» WRITTEN REQUEST
Copy all of the material exactly. Pictures are not to appear in the copy.
* Start GIVEN DATA *
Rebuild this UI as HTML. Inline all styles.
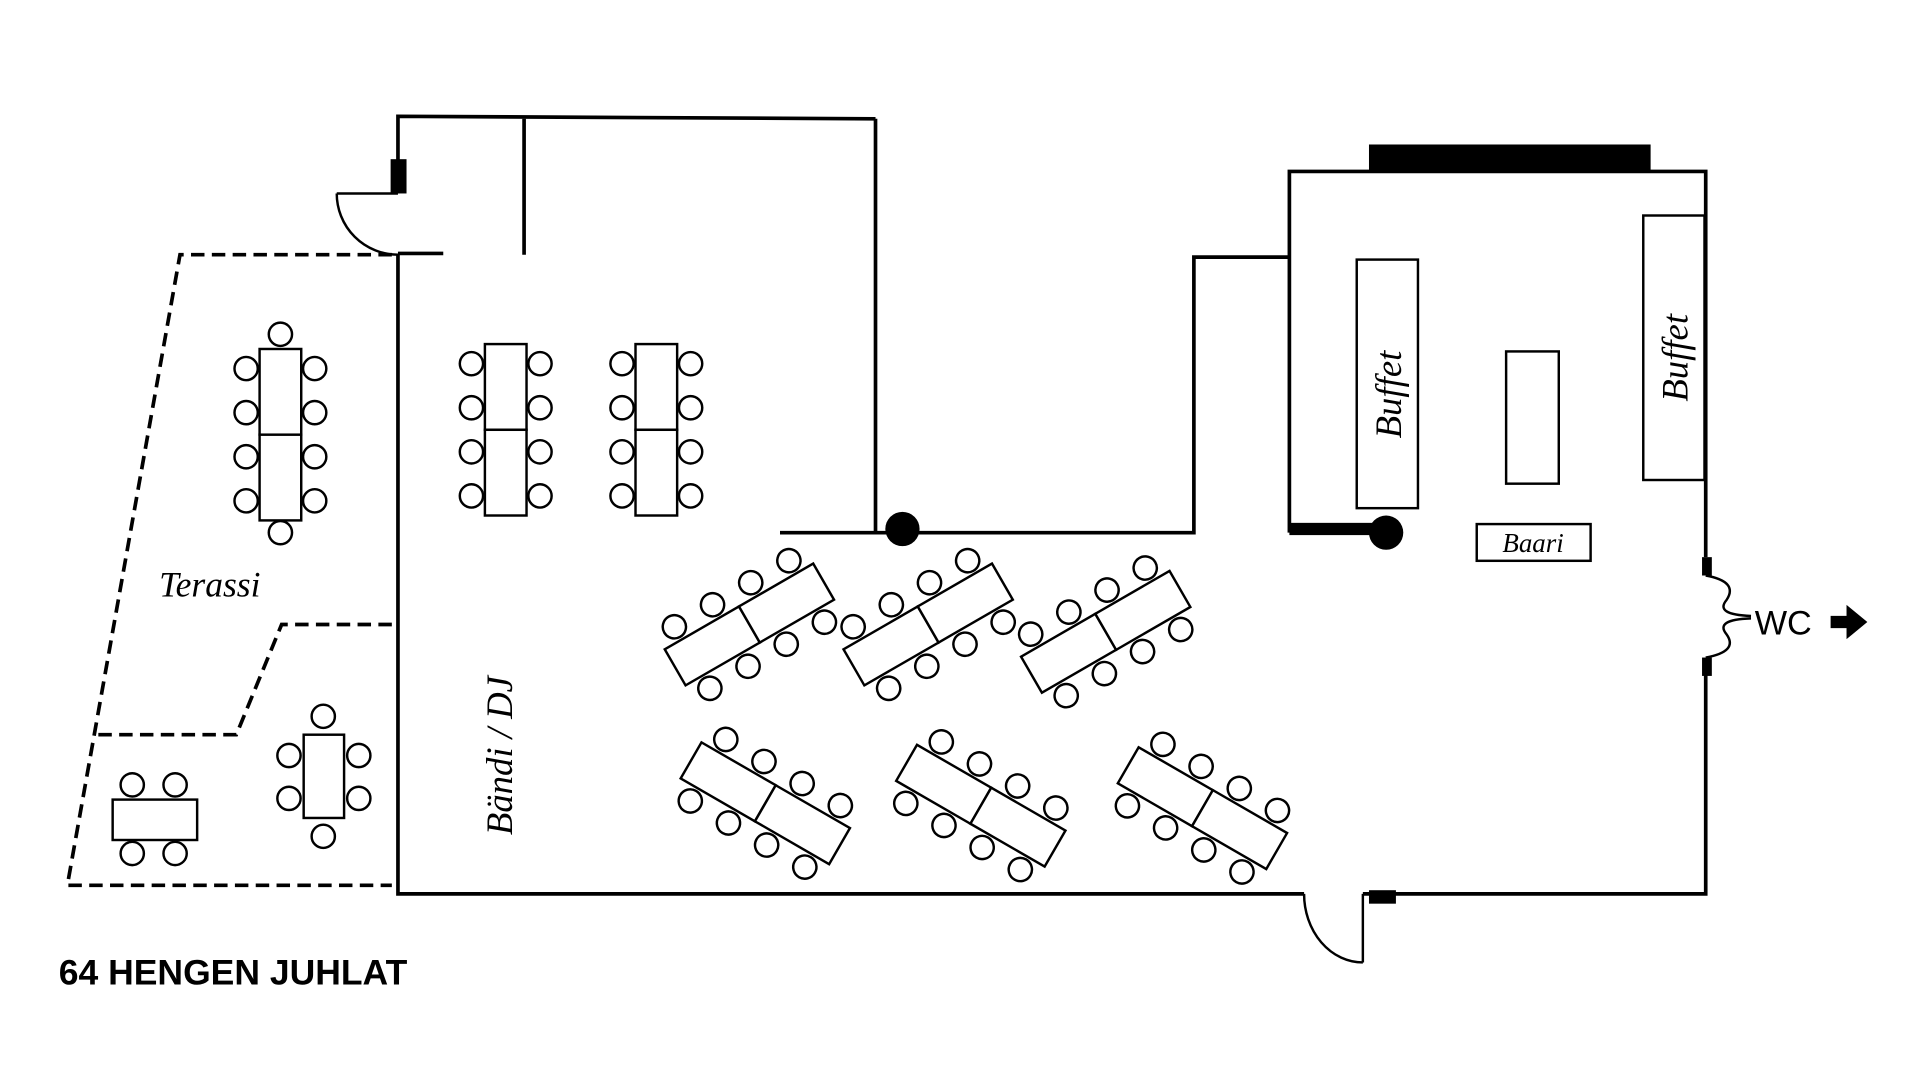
<!DOCTYPE html>
<html><head><meta charset="utf-8"><style>html,body{margin:0;padding:0;background:#fff}svg{display:block}</style></head>
<body>
<svg width="1920" height="1080" viewBox="0 0 1568 882" xmlns="http://www.w3.org/2000/svg">
<defs>
<g id="tv">
<rect x="-17" y="-70" width="34" height="70" fill="#fff" stroke="#000" stroke-width="2"/>
<rect x="-17" y="0" width="34" height="70" fill="#fff" stroke="#000" stroke-width="2"/>
<g fill="#fff" stroke="#000" stroke-width="2">
<circle cx="-28" cy="-54" r="9.5"/><circle cx="-28" cy="-18" r="9.5"/><circle cx="-28" cy="18" r="9.5"/><circle cx="-28" cy="54" r="9.5"/>
<circle cx="28" cy="-54" r="9.5"/><circle cx="28" cy="-18" r="9.5"/><circle cx="28" cy="18" r="9.5"/><circle cx="28" cy="54" r="9.5"/>
</g></g>
<g id="th">
<rect x="-70" y="-17" width="70" height="34" fill="#fff" stroke="#000" stroke-width="2"/>
<rect x="0" y="-17" width="70" height="34" fill="#fff" stroke="#000" stroke-width="2"/>
<g fill="#fff" stroke="#000" stroke-width="2">
<circle cx="-54" cy="-29" r="9.5"/><circle cx="-18" cy="-29" r="9.5"/><circle cx="18" cy="-29" r="9.5"/><circle cx="54" cy="-29" r="9.5"/>
<circle cx="-54" cy="29" r="9.5"/><circle cx="-18" cy="29" r="9.5"/><circle cx="18" cy="29" r="9.5"/><circle cx="54" cy="29" r="9.5"/>
</g></g>
</defs>
<g fill="none" stroke="#000" stroke-width="3">
<polyline points="325,207 325,730 1065,730"/>
<polyline points="1113,730 1393,730 1393,545"/>
<polyline points="1393,455 1393,140 1053,140 1053,435"/>
<polyline points="1053,210 975,210 975,435 637,435"/>
<line x1="715" y1="97" x2="715" y2="435"/>
<polyline points="325,158 325,95 715,97"/>
<line x1="428" y1="97" x2="428" y2="208"/>
<line x1="325" y1="207" x2="362" y2="207"/>
<path d="M275,158 A50,50 0 0 0 325,208" stroke-width="2"/>
<line x1="275" y1="158" x2="325" y2="158" stroke-width="2"/>
<line x1="1113" y1="730" x2="1113" y2="786" stroke-width="2"/>
<path d="M1065,730 A48,56 0 0 0 1113,786" stroke-width="2"/>
<path d="M1393,470 Q1420,475 1410,490 Q1400,502 1430,503 M1393,537 Q1420,532 1410,518 Q1400,506 1430,505" stroke-width="2"/>
</g>
<g fill="#000">
<rect x="319" y="130" width="13" height="28"/>
<rect x="1118" y="727" width="22" height="11"/>
<rect x="1118" y="118" width="230" height="23"/>
<rect x="1053" y="427" width="78" height="10"/>
<circle cx="1132" cy="435" r="14"/>
<circle cx="737" cy="432" r="14"/>
<rect x="1390" y="455" width="8" height="15"/>
<rect x="1390" y="537" width="8" height="15"/>
<polygon points="1495,503 1508,503 1508,494 1525,508 1508,522 1508,513 1495,513"/>
</g>
<g fill="none" stroke="#000" stroke-width="3" stroke-dasharray="11,6">
<polyline points="320,208 147,208 55,723 320,723"/>
<polyline points="320,510 230,510 193,600 78,600"/>
</g>
<g fill="#fff" stroke="#000" stroke-width="2">
<rect x="1108" y="212" width="50" height="203"/>
<rect x="1342" y="176" width="50" height="216"/>
<rect x="1230" y="287" width="43" height="108"/>
<rect x="1206" y="428" width="93" height="30"/>
</g>
<use href="#tv" x="229" y="355"/>
<g fill="#fff" stroke="#000" stroke-width="2"><circle cx="229" cy="273" r="9.5"/><circle cx="229" cy="435" r="9.5"/></g>
<use href="#tv" x="413" y="351"/>
<use href="#tv" x="536" y="351"/>
<g fill="#fff" stroke="#000" stroke-width="2">
<rect x="248" y="600" width="33" height="68"/>
<circle cx="236" cy="617" r="9.5"/><circle cx="236" cy="652" r="9.5"/><circle cx="293" cy="617" r="9.5"/><circle cx="293" cy="652" r="9.5"/>
<circle cx="264" cy="585" r="9.5"/><circle cx="264" cy="683" r="9.5"/>
<rect x="92" y="653" width="69" height="33"/>
<circle cx="108" cy="641" r="9.5"/><circle cx="143" cy="641" r="9.5"/><circle cx="108" cy="697" r="9.5"/><circle cx="143" cy="697" r="9.5"/>
</g>
<use href="#th" transform="translate(612,510) rotate(-30)"/>
<use href="#th" transform="translate(758,510) rotate(-30)"/>
<use href="#th" transform="translate(903,516) rotate(-30)"/>
<use href="#th" transform="translate(625,656) rotate(30)"/>
<use href="#th" transform="translate(801,658) rotate(30)"/>
<use href="#th" transform="translate(982,660) rotate(30)"/>
<g font-family="Liberation Serif, serif" font-style="italic" fill="#000">
<text x="130" y="487" font-size="29">Terassi</text>
<text transform="translate(418,682) rotate(-90)" font-size="30">Bändi / DJ</text>
<text transform="translate(1144,358) rotate(-90)" font-size="30">Buffet</text>
<text transform="translate(1378,328) rotate(-90)" font-size="30">Buffet</text>
<text x="1252" y="451" font-size="22" text-anchor="middle">Baari</text>
</g>
<text x="1433" y="518" font-family="Liberation Sans, sans-serif" font-size="28">WC</text>
<text x="48" y="804" font-family="Liberation Sans, sans-serif" font-weight="bold" font-size="29">64 HENGEN JUHLAT</text>
</svg>
</body></html>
* End GIVEN DATA *
» THE SOLUTION
Rebuild this UI as HTML. Inline all styles.
<!DOCTYPE html>
<html><head><meta charset="utf-8"><style>html,body{margin:0;padding:0;background:#fff}svg{display:block}</style></head>
<body>
<svg width="1920" height="1080" viewBox="0 0 1568 882" xmlns="http://www.w3.org/2000/svg">
<defs>
<g id="tv">
<rect x="-17" y="-70" width="34" height="70" fill="#fff" stroke="#000" stroke-width="2"/>
<rect x="-17" y="0" width="34" height="70" fill="#fff" stroke="#000" stroke-width="2"/>
<g fill="#fff" stroke="#000" stroke-width="2">
<circle cx="-28" cy="-54" r="9.5"/><circle cx="-28" cy="-18" r="9.5"/><circle cx="-28" cy="18" r="9.5"/><circle cx="-28" cy="54" r="9.5"/>
<circle cx="28" cy="-54" r="9.5"/><circle cx="28" cy="-18" r="9.5"/><circle cx="28" cy="18" r="9.5"/><circle cx="28" cy="54" r="9.5"/>
</g></g>
<g id="th">
<rect x="-70" y="-17" width="70" height="34" fill="#fff" stroke="#000" stroke-width="2"/>
<rect x="0" y="-17" width="70" height="34" fill="#fff" stroke="#000" stroke-width="2"/>
<g fill="#fff" stroke="#000" stroke-width="2">
<circle cx="-54" cy="-29" r="9.5"/><circle cx="-18" cy="-29" r="9.5"/><circle cx="18" cy="-29" r="9.5"/><circle cx="54" cy="-29" r="9.5"/>
<circle cx="-54" cy="29" r="9.5"/><circle cx="-18" cy="29" r="9.5"/><circle cx="18" cy="29" r="9.5"/><circle cx="54" cy="29" r="9.5"/>
</g></g>
</defs>
<g fill="none" stroke="#000" stroke-width="3">
<polyline points="325,207 325,730 1065,730"/>
<polyline points="1113,730 1393,730 1393,545"/>
<polyline points="1393,455 1393,140 1053,140 1053,435"/>
<polyline points="1053,210 975,210 975,435 637,435"/>
<line x1="715" y1="97" x2="715" y2="435"/>
<polyline points="325,158 325,95 715,97"/>
<line x1="428" y1="97" x2="428" y2="208"/>
<line x1="325" y1="207" x2="362" y2="207"/>
<path d="M275,158 A50,50 0 0 0 325,208" stroke-width="2"/>
<line x1="275" y1="158" x2="325" y2="158" stroke-width="2"/>
<line x1="1113" y1="730" x2="1113" y2="786" stroke-width="2"/>
<path d="M1065,730 A48,56 0 0 0 1113,786" stroke-width="2"/>
<path d="M1393,470 Q1420,475 1410,490 Q1400,502 1430,503 M1393,537 Q1420,532 1410,518 Q1400,506 1430,505" stroke-width="2"/>
</g>
<g fill="#000">
<rect x="319" y="130" width="13" height="28"/>
<rect x="1118" y="727" width="22" height="11"/>
<rect x="1118" y="118" width="230" height="23"/>
<rect x="1053" y="427" width="78" height="10"/>
<circle cx="1132" cy="435" r="14"/>
<circle cx="737" cy="432" r="14"/>
<rect x="1390" y="455" width="8" height="15"/>
<rect x="1390" y="537" width="8" height="15"/>
<polygon points="1495,503 1508,503 1508,494 1525,508 1508,522 1508,513 1495,513"/>
</g>
<g fill="none" stroke="#000" stroke-width="3" stroke-dasharray="11,6">
<polyline points="320,208 147,208 55,723 320,723"/>
<polyline points="320,510 230,510 193,600 78,600"/>
</g>
<g fill="#fff" stroke="#000" stroke-width="2">
<rect x="1108" y="212" width="50" height="203"/>
<rect x="1342" y="176" width="50" height="216"/>
<rect x="1230" y="287" width="43" height="108"/>
<rect x="1206" y="428" width="93" height="30"/>
</g>
<use href="#tv" x="229" y="355"/>
<g fill="#fff" stroke="#000" stroke-width="2"><circle cx="229" cy="273" r="9.5"/><circle cx="229" cy="435" r="9.5"/></g>
<use href="#tv" x="413" y="351"/>
<use href="#tv" x="536" y="351"/>
<g fill="#fff" stroke="#000" stroke-width="2">
<rect x="248" y="600" width="33" height="68"/>
<circle cx="236" cy="617" r="9.5"/><circle cx="236" cy="652" r="9.5"/><circle cx="293" cy="617" r="9.5"/><circle cx="293" cy="652" r="9.5"/>
<circle cx="264" cy="585" r="9.5"/><circle cx="264" cy="683" r="9.5"/>
<rect x="92" y="653" width="69" height="33"/>
<circle cx="108" cy="641" r="9.5"/><circle cx="143" cy="641" r="9.5"/><circle cx="108" cy="697" r="9.5"/><circle cx="143" cy="697" r="9.5"/>
</g>
<use href="#th" transform="translate(612,510) rotate(-30)"/>
<use href="#th" transform="translate(758,510) rotate(-30)"/>
<use href="#th" transform="translate(903,516) rotate(-30)"/>
<use href="#th" transform="translate(625,656) rotate(30)"/>
<use href="#th" transform="translate(801,658) rotate(30)"/>
<use href="#th" transform="translate(982,660) rotate(30)"/>
<g font-family="Liberation Serif, serif" font-style="italic" fill="#000">
<text x="130" y="487" font-size="29">Terassi</text>
<text transform="translate(418,682) rotate(-90)" font-size="30">Bändi / DJ</text>
<text transform="translate(1144,358) rotate(-90)" font-size="30">Buffet</text>
<text transform="translate(1378,328) rotate(-90)" font-size="30">Buffet</text>
<text x="1252" y="451" font-size="22" text-anchor="middle">Baari</text>
</g>
<text x="1433" y="518" font-family="Liberation Sans, sans-serif" font-size="28">WC</text>
<text x="48" y="804" font-family="Liberation Sans, sans-serif" font-weight="bold" font-size="29">64 HENGEN JUHLAT</text>
</svg>
</body></html>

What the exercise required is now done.